The court is enthralled with adrenaline and competition. The men’s basketball team? Those Comets give honor to their name by being an offensive force of nature rocketing past the competition. The women’s basketball team? They stand as a legendary defense that has rocked the American Southwest Conference. For the first time, you will see that the competitive scene in sports is just as strong as the geek culture that ignores it. These athletes aren’t in Division III because they were bad. No, they are just as skilled or passionate as some professional athletes in full stadiums. Division III just means the program is given a small budget, but the skill and the determination that these players have is incomparable.

Opening 2023, we have already seen some of the most exciting games of the season from our men and women’s basketball teams. Program records are being surpassed by athletes like Kyle Poerschke and personal career records are being shattered left and right by nearly every athlete with Jordan Maxwell highlighting this on Jan. 19. In addition, the fight for first place from both teams has never been so fulfilling, with dominating strategies played by Hunter Stevens and Cierra Trigg. For these Comets and all the athletes that honor the court, history is being made. 2023 is the year of hype for UTD sports, without a single game to disappoint.

And best of all: it’s free. At home games students can whip out their comet card and get free entry to a two-hour game with their friends. You can scream and cheer all you want with some of the best live entertainment and competition in the area right in front of you. Realizing that UTD does in fact have some quality athletes, you can be immersed in the excitement and power demonstrated on the field and in the seats. 

Some students may have gotten a taste of this excitement at American high school football games, standing in the bleachers to cheer on their friends — whether it was muggy or freezing — and getting some fried abomination that could stop an adult’s heart. UTD doesn’t necessarily provide that same experience. Our cheer team isn’t always there, the food won’t drive anyone into cardiac arrest and there’s no one pranking spectators with ketchup packets under their seats.

Yet what UTD does provide is the spirit of competition that pushes us to surpass our own limits.
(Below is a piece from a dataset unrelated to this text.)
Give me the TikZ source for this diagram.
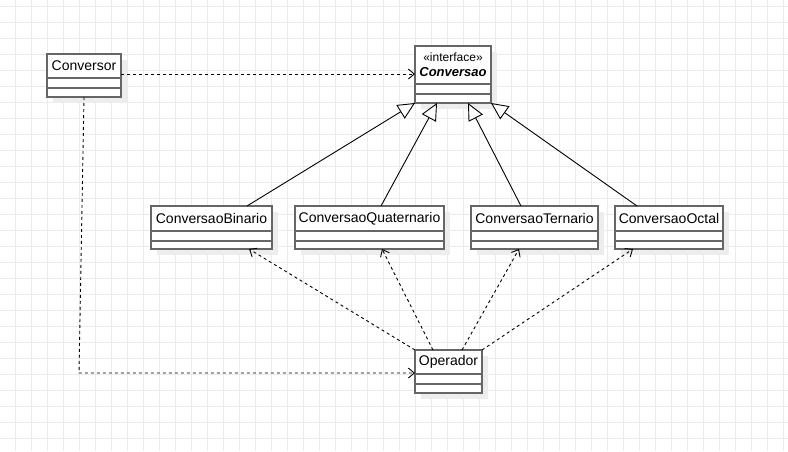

It offers the feeling that the underdogs can overcome anything, even if statistically we are better than most other teams in the American Southwest Conference. I’ve seen families gather for these games, I’ve seen creative cheers and chants from both spectators and I’ve seen hard work pay off in a way that’s truly fulfilling to watch. Best of all, I’ve seen Comet athletes with drive and fire make every shot.

You should go to the next home game, whether it be to destress or just see if the thrill is real. Our athletes deserve it for all the work they put in.